I made the mistake of opening the Amazon box yesterday. It contained Bill Moggridge's brand new 766 page book Designing Interactions. I have several talks to prepare and a bunch of other stuff to do, but I forgot all about them once I started reading the book. Bill has been at ground zero of the design thinking movement for 30+ years, starting has own industrial engineering firm years and then joined David Kelley, Mike Nuttall to form IDEO, as what was then the first full service design firm, and has now broadened to become an innovation firm that helps companies develop innovative products, processes, customer experiences and organizational designs. I've known Bill for about a decade and have always been touched by both his grace and brilliance, and range of skills -- and they are all on display in this beautiful book. Bill is perhaps best known as the designer of the Grid, the first laptop computer in 1981, but that is just one of the many, many designs he has contributed to.
This book --using interviews with many of the most influential and important people and their stories in the product design and innovation world over the past 30 years or so -- demonstrates what design thinking is and how great people do it. Read it, studying it, talk about it. I've read a lot of books on creativity and design, I've try to study it, teach it, apply it myself, but while there is a lot of good stuff out there, this is the masterpiece, the top of the pops.
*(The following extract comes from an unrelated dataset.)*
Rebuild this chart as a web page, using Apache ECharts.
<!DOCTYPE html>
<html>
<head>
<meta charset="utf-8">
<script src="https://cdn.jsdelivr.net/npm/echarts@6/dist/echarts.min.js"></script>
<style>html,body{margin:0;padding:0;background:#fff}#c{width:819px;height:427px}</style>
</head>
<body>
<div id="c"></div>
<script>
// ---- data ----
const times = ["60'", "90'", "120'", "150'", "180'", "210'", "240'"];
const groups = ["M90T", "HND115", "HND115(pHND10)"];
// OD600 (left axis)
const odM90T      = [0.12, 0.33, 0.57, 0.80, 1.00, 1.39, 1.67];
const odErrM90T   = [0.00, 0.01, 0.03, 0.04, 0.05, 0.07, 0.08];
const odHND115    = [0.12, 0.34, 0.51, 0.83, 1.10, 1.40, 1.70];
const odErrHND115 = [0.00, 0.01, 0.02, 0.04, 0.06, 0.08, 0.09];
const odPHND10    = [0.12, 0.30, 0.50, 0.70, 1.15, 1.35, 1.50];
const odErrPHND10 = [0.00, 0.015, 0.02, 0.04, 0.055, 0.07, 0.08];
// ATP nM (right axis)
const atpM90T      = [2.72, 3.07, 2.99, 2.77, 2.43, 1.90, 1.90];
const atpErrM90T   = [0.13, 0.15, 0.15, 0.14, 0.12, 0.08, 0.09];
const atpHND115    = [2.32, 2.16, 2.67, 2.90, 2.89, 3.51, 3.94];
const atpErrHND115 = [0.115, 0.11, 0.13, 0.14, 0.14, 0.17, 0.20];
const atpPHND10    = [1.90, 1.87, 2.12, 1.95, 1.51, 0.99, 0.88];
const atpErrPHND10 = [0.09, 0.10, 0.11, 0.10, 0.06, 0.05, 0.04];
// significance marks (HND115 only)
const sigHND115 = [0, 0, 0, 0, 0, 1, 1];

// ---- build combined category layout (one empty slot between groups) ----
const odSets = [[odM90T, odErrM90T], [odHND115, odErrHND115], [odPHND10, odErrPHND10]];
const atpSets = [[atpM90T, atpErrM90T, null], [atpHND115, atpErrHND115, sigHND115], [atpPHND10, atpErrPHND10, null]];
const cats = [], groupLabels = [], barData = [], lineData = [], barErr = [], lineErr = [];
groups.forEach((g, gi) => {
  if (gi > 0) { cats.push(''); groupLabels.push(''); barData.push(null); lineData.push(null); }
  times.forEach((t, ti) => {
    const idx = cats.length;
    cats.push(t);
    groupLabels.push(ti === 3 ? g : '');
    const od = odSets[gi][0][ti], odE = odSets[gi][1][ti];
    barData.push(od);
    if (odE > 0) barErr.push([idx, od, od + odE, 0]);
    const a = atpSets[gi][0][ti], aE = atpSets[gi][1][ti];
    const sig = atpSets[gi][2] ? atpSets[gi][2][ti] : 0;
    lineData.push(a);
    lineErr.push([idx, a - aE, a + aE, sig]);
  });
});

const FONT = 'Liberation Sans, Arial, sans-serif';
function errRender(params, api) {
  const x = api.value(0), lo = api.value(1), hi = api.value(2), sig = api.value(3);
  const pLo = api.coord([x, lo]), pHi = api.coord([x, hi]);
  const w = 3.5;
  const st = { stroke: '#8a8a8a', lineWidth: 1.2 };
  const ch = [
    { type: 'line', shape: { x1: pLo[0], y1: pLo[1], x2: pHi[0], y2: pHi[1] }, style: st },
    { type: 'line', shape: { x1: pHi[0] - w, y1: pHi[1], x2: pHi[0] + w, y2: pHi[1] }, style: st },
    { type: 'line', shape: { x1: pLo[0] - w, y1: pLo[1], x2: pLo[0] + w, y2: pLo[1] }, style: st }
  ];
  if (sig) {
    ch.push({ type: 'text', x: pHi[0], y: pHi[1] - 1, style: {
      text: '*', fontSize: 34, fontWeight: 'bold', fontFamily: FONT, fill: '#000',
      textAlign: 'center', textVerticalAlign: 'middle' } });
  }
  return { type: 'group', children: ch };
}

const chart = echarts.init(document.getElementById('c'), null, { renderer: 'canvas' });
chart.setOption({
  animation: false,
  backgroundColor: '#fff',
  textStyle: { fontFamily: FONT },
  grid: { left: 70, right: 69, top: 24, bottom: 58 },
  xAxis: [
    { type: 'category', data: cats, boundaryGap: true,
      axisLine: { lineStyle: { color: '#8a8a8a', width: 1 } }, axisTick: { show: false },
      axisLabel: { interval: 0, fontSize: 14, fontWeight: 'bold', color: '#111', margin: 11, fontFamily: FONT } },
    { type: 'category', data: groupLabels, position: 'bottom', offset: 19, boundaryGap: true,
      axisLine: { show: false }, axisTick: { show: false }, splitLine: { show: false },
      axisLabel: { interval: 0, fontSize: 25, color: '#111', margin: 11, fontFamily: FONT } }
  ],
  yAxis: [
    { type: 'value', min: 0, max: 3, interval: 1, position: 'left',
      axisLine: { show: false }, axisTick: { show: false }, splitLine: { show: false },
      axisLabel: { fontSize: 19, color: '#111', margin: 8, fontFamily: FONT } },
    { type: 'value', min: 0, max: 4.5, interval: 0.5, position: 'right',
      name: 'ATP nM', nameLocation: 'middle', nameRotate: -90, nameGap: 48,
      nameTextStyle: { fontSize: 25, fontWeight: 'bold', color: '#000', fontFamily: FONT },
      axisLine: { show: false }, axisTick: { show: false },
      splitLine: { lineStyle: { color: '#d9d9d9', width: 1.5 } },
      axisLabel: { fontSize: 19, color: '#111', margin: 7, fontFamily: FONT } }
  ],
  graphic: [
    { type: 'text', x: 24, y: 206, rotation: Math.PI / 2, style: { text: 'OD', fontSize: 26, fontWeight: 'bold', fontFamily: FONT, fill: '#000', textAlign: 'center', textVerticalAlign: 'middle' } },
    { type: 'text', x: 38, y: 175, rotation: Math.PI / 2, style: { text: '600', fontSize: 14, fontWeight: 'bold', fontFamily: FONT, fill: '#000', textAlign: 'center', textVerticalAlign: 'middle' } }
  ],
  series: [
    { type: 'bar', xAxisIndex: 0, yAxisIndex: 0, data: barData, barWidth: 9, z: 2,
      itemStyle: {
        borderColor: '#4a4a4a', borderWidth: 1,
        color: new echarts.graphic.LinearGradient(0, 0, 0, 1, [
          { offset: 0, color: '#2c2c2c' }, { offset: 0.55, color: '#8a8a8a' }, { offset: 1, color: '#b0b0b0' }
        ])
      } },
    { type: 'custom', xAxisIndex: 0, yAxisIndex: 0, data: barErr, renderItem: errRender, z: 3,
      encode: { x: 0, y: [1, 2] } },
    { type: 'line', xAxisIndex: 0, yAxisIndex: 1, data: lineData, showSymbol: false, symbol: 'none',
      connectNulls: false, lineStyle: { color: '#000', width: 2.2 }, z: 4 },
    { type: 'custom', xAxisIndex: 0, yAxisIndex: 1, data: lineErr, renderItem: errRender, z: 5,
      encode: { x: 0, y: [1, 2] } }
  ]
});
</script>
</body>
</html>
If you are going to read one book on how to do creative work in the real world, this is it. The 700 images, the stories, the writing are all relentlessly beautiful and instructive.
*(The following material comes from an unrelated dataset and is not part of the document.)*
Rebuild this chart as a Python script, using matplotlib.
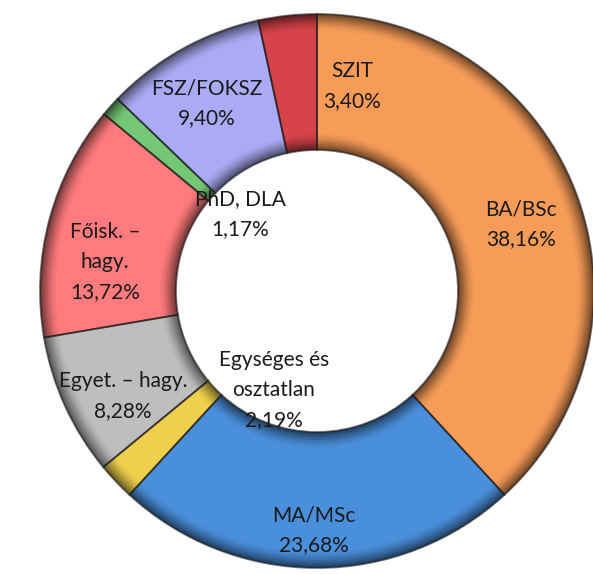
import matplotlib.pyplot as plt
from matplotlib.colors import to_rgb

# data, clockwise from 12 o'clock
categories = ["BA/BSc", "MA/MSc", "Egységes és\nosztatlan", "Egyet. – hagy.",
              "Főisk. –\nhagy.", "PhD, DLA", "FSZ/FOKSZ", "SZIT"]
shares = [38.16, 23.68, 2.19, 8.28, 13.72, 1.17, 9.40, 3.40]
share_labels = ["38,16%", "23,68%", "2,19%", "8,28%", "13,72%", "1,17%", "9,40%", "3,40%"]

colors = ["#F79C58", "#4A8FDB", "#EFCF4C", "#BEBEBE",
          "#FF7B7D", "#74C774", "#ABABF5", "#D7434A"]

# label block centres in pixels (x, y from top)
label_pos = [(521, 224), (314, 530), (274, 390), (123, 396),
             (105, 262), (240, 214), (207, 103), (352, 86)]

W, H = 593, 574
cx, cy = 317, 291
R_out, R_in = 277, 141


def shade(c, f):
    r, g, b = to_rgb(c)
    return (r * f, g * f, b * f)


fig = plt.figure(figsize=(W / 100, H / 100), dpi=100)
ax = fig.add_axes([0, 0, 1, 1])

center = (cx, H - cy)
width = R_out - R_in

# bevel: stacked rings getting lighter toward the face
steps = [(0, 0.45), (2, 0.55), (4, 0.64), (6, 0.72), (8, 0.8),
         (10, 0.87), (12, 0.93), (14, 0.97)]
for inset, f in steps:
    ax.pie(shares, colors=[shade(c, f) for c in colors], startangle=90,
           counterclock=False, center=center, radius=R_out - inset, frame=True,
           wedgeprops=dict(width=width - 2 * inset, edgecolor="none"))
# face with separators
ax.pie(shares, colors=colors, startangle=90,
       counterclock=False, center=center, radius=R_out - 16, frame=True,
       wedgeprops=dict(width=width - 32, edgecolor="none"))
ax.pie(shares, colors=["none"] * len(shares), startangle=90,
       counterclock=False, center=center, radius=R_out, frame=True,
       wedgeprops=dict(width=width, edgecolor=(0.1, 0.1, 0.1, 0.6), linewidth=1.3))

ax.set_xlim(0, W)
ax.set_ylim(0, H)
ax.set_aspect("equal")
ax.axis("off")

for name, lab, (x, y) in zip(categories, share_labels, label_pos):
    ax.text(x, H - y, f"{name}\n{lab}", ha="center", va="center",
            fontsize=15, family=["Lato", "DejaVu Sans"], color="#1a1a1a",
            linespacing=1.6)

fig.savefig("out.png", dpi=100)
Not only that, the process that Bill used to create the book also is an example of the design thinking and action at its best -- the process and the product demonstrate why Bill is known as one of the most skilled designers in the world (and I mean both technically and socially skilled). I had heard about the book a bit from Bill, as I was amazed to hear that he was -- with help from key people at IDEO and his social network -- producing everything in the book himself, writing all the words, doing all the interviews with 40 or so designers and innovators who are the main focus of the book -- everyone from Doug Englebart (inventor of the computer mouse) to Google's Larry Page to Wil Wright (creator of the Sims), to designing the layout and cover, to using desktop publishing and video editing software to himself to bring it all together. In fact, I confess that although I have made it through the text, I haven't even looked at the DVD yet that is included with the book, and as I've implied, Bill also produced.
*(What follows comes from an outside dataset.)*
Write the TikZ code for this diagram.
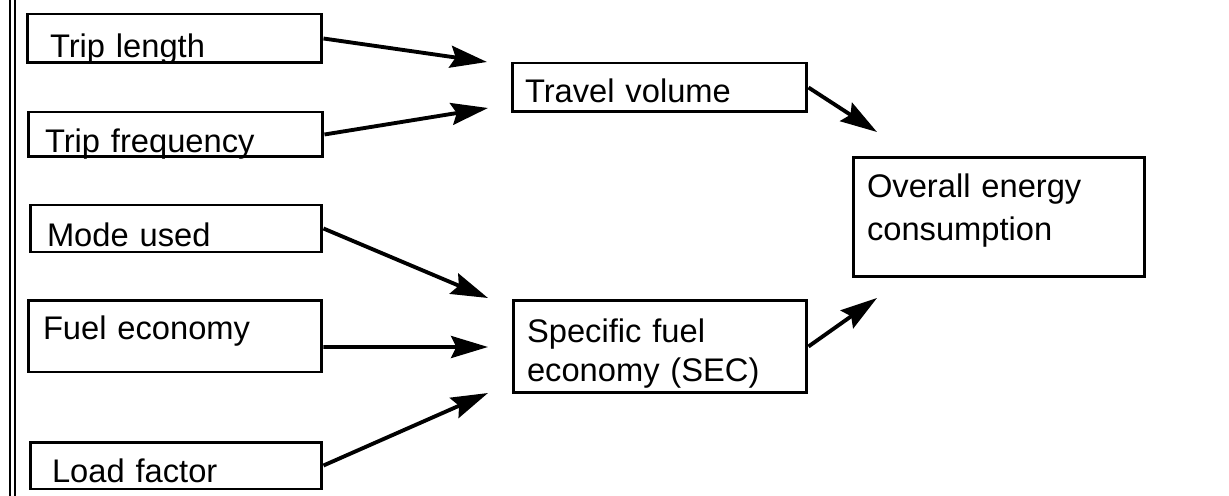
\documentclass[tikz,border=0pt]{standalone}
\usepackage{fontspec}
\setmainfont{Liberation Sans}
\usepackage{tikz}
\usetikzlibrary{positioning,arrows.meta}

\begin{document}
\begin{tikzpicture}[x=0.02cm, y=-0.02cm,
        box/.style={draw, line width=1.7pt, inner ysep=0pt, align=left,
            font=\fontsize{18.6}{22.5}\selectfont},
        flow/.style={line width=2.2pt, -{Stealth[length=21pt, width=12.5pt, inset=3pt]}}]
        \useasboundingbox (0,0) rectangle (1229,496);

        % margin rule on the left
        \draw[line width=1.1pt] (10,0) -- (10,496);
        \draw[line width=1.1pt] (15,0) -- (15,496);

        % factors
        \node[box, inner xsep=0.46cm, text width=4.98cm, text height=0.88cm, text depth=0.10cm] (len) at (174.5,38.5) {Trip length};
        \node[box, inner xsep=0.34cm, text width=5.22cm, text height=0.82cm, text depth=0.08cm] (freq) at (175.5,134.5) {Trip frequency};
        \node[box, inner xsep=0.34cm, text width=5.16cm, text height=0.84cm, text depth=0.10cm] (mode) at (176,228.5) {Mode used};
        \node[box, inner xsep=0.30cm, text width=5.28cm, text height=0.80cm, text depth=0.64cm] (fuel) at (175,336) {Fuel economy};
        \node[box, inner xsep=0.44cm, text width=4.96cm, text height=0.80cm, text depth=0.14cm] (load) at (176,465.5) {Load factor};

        % intermediate results
        \node[box, inner xsep=0.26cm, text width=5.38cm, text height=0.80cm, text depth=0.18cm] (vol) at (659.5,87.5) {Travel volume};
        \node[box, inner xsep=0.28cm, text width=5.32cm, text height=0.84cm, text depth=1.02cm] (sec) at (660,346.5) {Specific fuel\\economy (SEC)};

        % total
        \node[box, inner xsep=0.28cm, text width=5.28cm, text height=0.80cm, text depth=1.60cm,
            font=\fontsize{18.6}{24.5}\selectfont] (all) at (999,217) {Overall energy\\consumption};

        % arrow tips
        \coordinate (lenTip) at (487,62);
        \coordinate (freqTip) at (488,108);
        \coordinate (modeTip) at (488,298);
        \coordinate (fuelTip) at (488,347);
        \coordinate (loadTip) at (488,393);
        \coordinate (volTip) at (877,132);
        \coordinate (secTip) at (877,298);

        \draw[flow] (len.east) -- (lenTip);
        \draw[flow] (freq.east) -- (freqTip);
        \draw[flow] (mode.east) -- (modeTip);
        \draw[flow] ([yshift=-0.22cm]fuel.east) -- (fuelTip);
        \draw[flow] (load.east) -- (loadTip);
        \draw[flow] (vol.east) -- (volTip);
        \draw[flow] (sec.east) -- (secTip);
    \end{tikzpicture}
\end{document}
In the name of full disclosure, I am an IDEO Fellow and have known and admired Bill for along time. But I know and admire lots of people who write books on creativity and innovation. This is the masterpiece in my view. This book is published by MIT Press -- which has had few of any books at the top of the best-seller list in its history -- and it is about 500 pages longer than most books that are slated to be hit sellers. But it deserves to be a best seller given the current clamoring for creativity and innovation throughout the world. Designing Interactions only costs $26.37 on Amazon -- and it has more useful information and inspiration than any 10 other books you are likely to buy that are vaguely related to the subject -- and they don't have a DVD.
Now I have to go back to my other chores and resist the temptation to watch the DVD for another couple days. It is 100 minutes!